The first foreign office of COPCA and CIDEM was established in Tokyo in 1988. During the same period the first American office in New York was established. In 1989 two offices were opened in Europe (London and Paris) and one in North Africa (Casablanca). In 1992 the first Middle East office in Dubai was opened.

Since COPCA and CIDEM merged and became Catalonia Trade & Investment, the number of exterior offices has grown to the current 40. In fact, the latest offices were opened in 2017 in Amsterdam, Nairobi, Tehran and Zagreb-Belgrade. The agency covers 100 markets in the five continents.

==Structure==

Catalonia Trade & Investment is part of the Catalan Ministry of Business and Knowledge. Its current CEO is Joan Romero, appointed in June 2017. The agency has several departments including Innovation, Internationalization, Investment and Finance, among others.

List of departments:
- Innovation
- Investment and Foreign Companies
- Funding
- Clusters
- Internal Management and Resources
- Strategy and Competitive Intelligence
- Foreign Offices

== Investment attraction strategy ==
Catalonia Trade & Investment carries out a proactive investment attraction strategy with a priority on main investor countries (traditional and emerging), leading global companies, and strategic, pull and greenfield projects.

In terms of the value chain, priority is given to industrial projects, R&D centers and tech hubs, headquarters and logistics centers.

The attraction strategy highlights sectors of the future in which Catalonia is well positioned: Industry 4.0, life sciences, chemicals, food, logistics and e-commerce, textile, fashion and design.
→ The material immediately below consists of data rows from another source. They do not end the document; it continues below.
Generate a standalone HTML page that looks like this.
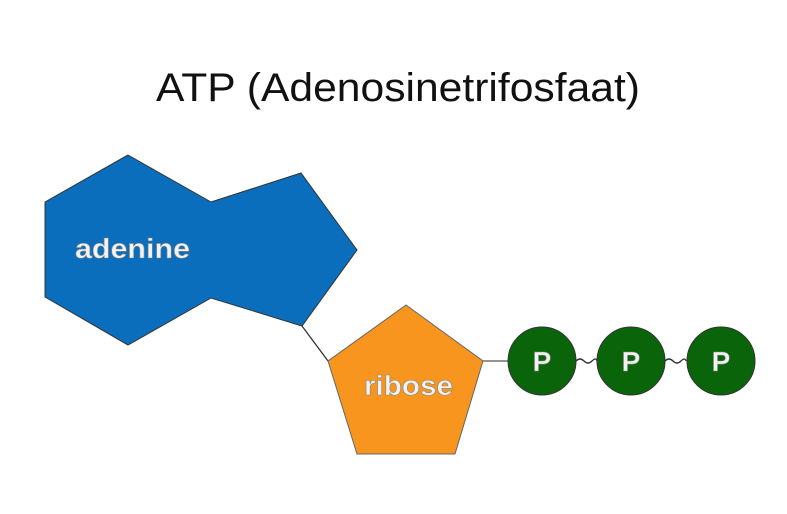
<!DOCTYPE html>
<html><head><meta charset="utf-8"><style>
html,body{margin:0;padding:0;background:#fff;}
svg{display:block;}
.lbl{font-family:"Liberation Sans",sans-serif;font-weight:bold;fill:#f2f2f2;stroke:#888;stroke-width:0.6;}
</style></head><body>
<svg width="787" height="514" viewBox="0 0 787 514" xmlns="http://www.w3.org/2000/svg">
<text x="398" y="101" text-anchor="middle" font-family="Liberation Sans, sans-serif" font-size="40" fill="#111" textLength="484" lengthAdjust="spacingAndGlyphs">ATP (Adenosinetrifosfaat)</text>
<line x1="302" y1="326" x2="328" y2="361" stroke="#333" stroke-width="1.3"/>
<line x1="483" y1="361" x2="508" y2="361" stroke="#555" stroke-width="1.3"/>
<path d="M576 361 q4 -4 8 0 t8 0 t5 0" fill="none" stroke="#333" stroke-width="1.3"/>
<path d="M665 361 q4 -4 8 0 t8 0 t5 0" fill="none" stroke="#333" stroke-width="1.3"/>
<polygon points="128,155 211,202 301,173 357,250 302,326 211,298 128,345 45,297 45,202" fill="#0a6ebd" stroke="#333" stroke-width="1"/>
<polygon points="406,305 483,361 455,454 357,454 328,361" fill="#f7951e" stroke="#666" stroke-width="1"/>
<circle cx="542" cy="361" r="34" fill="#0a650a" stroke="#333" stroke-width="1"/>
<circle cx="631" cy="361" r="34" fill="#0a650a" stroke="#333" stroke-width="1"/>
<circle cx="721" cy="361" r="34" fill="#0a650a" stroke="#333" stroke-width="1"/>
<text class="lbl" x="75" y="258" font-size="28" textLength="115" lengthAdjust="spacingAndGlyphs">adenine</text>
<text class="lbl" x="364" y="395" font-size="28" textLength="89" lengthAdjust="spacingAndGlyphs">ribose</text>
<text class="lbl" x="542" y="371" font-size="28" text-anchor="middle">P</text>
<text class="lbl" x="631" y="371" font-size="28" text-anchor="middle">P</text>
<text class="lbl" x="721" y="371" font-size="28" text-anchor="middle">P</text>
</svg>
</body></html>
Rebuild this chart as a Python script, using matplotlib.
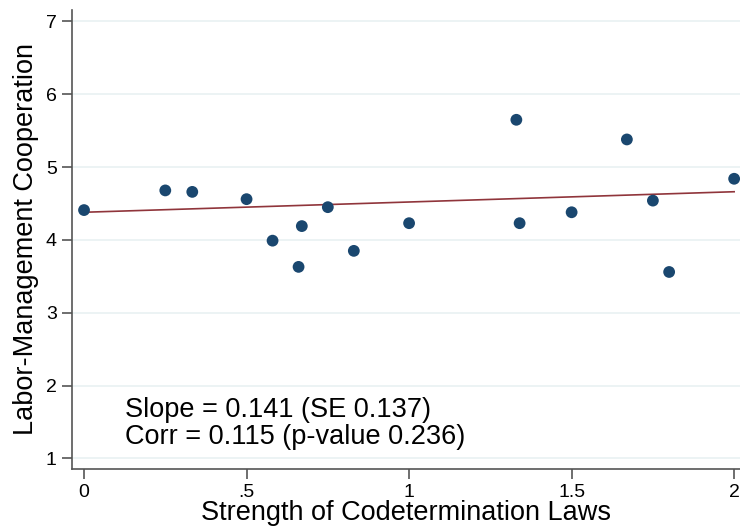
import numpy as np
from matplotlib import pyplot as plt

# codetermination strength vs. cooperation score
strength = [0, 0.25, 0.333, 0.5, 0.58, 0.66, 0.67, 0.75, 0.83, 1.0,
            1.33, 1.34, 1.5, 1.67, 1.75, 1.8, 2.0]
cooperation = [4.41, 4.68, 4.66, 4.56, 3.99, 3.63, 4.19, 4.45, 3.85, 4.23,
               5.65, 4.23, 4.38, 5.38, 4.54, 3.56, 4.84]

# fitted line as drawn in the original
fit_intercept = 4.38
fit_slope = 0.141

x_ticks = [0, 0.5, 1, 1.5, 2]
x_tick_labels = ["0", ".5", "1", "1.5", "2"]
y_ticks = [1, 2, 3, 4, 5, 6, 7]

plt.rcParams['font.family'] = ['Liberation Sans', 'DejaVu Sans']

fig = plt.figure(figsize=(7.4, 5.29), dpi=100)
ax = fig.add_axes([0.0973, 0.1134, 0.9027, 0.868])

xs = np.array([min(strength), max(strength)])
ax.plot(xs, fit_intercept + fit_slope * xs, color='#90353b', lw=1.2, zorder=2)

ax.scatter(strength, cooperation, s=72, color='#1a476f', edgecolors='none', zorder=3)

ax.set_xlim(-0.037, 2.018)
ax.set_ylim(0.854, 7.16)
ax.set_xticks(x_ticks)
ax.set_xticklabels(x_tick_labels)
ax.set_yticks(y_ticks)
ax.yaxis.grid(True, color='#eaf2f3', lw=1.3)
ax.set_axisbelow(True)

for side in ['top', 'right']:
    ax.spines[side].set_visible(False)
for side in ['left', 'bottom']:
    ax.spines[side].set_color('#555555')
    ax.spines[side].set_linewidth(1.2)
ax.tick_params(axis='both', direction='out', length=7, width=1.2, color='#555555',
               labelsize=14, pad=4)

ax.set_xlabel("Strength of Codetermination Laws", fontsize=19.5, labelpad=-1)
ax.set_ylabel("Labor-Management Cooperation", fontsize=19.5, labelpad=5)

ax.text(0.126, 1.66, "Slope = 0.141 (SE 0.137)", fontsize=19.5, va='center', ha='left')
ax.text(0.126, 1.30, "Corr = 0.115 (p-value 0.236)", fontsize=19.5, va='center', ha='left')

fig.savefig('out.png', dpi=100)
Catalonia Trade & Investment works during the entire foreign investment attraction process: promoting Catalonia as an investment destination, providing comprehensive investment project management until effective implementation, and providing aftercare for new companies.

==Services==

Catalonia Trade & Investment supports international companies interested in investing in Catalonia and Barcelona. It provides a fast-track service to facilitate all the investment phases:

1. Tailor-made information and comparative data for initial decisions
2. Adoption of a clear timetable and follow up process.
3. Strategic facilitators to speed up administrative procedures.
4. Initial check with specialized consultants where needed.
5. Appointment of a project manager for each investment.
6. Cost estimates of inputs, services, sites, construction, hiring, utilities.
7. Search for partners, competitive suppliers and service companies.
8. Support for recruiting plans.
9. Opening, inauguration and media coverage when needed.
10. Specialized services of location, financing, and visas fast-track.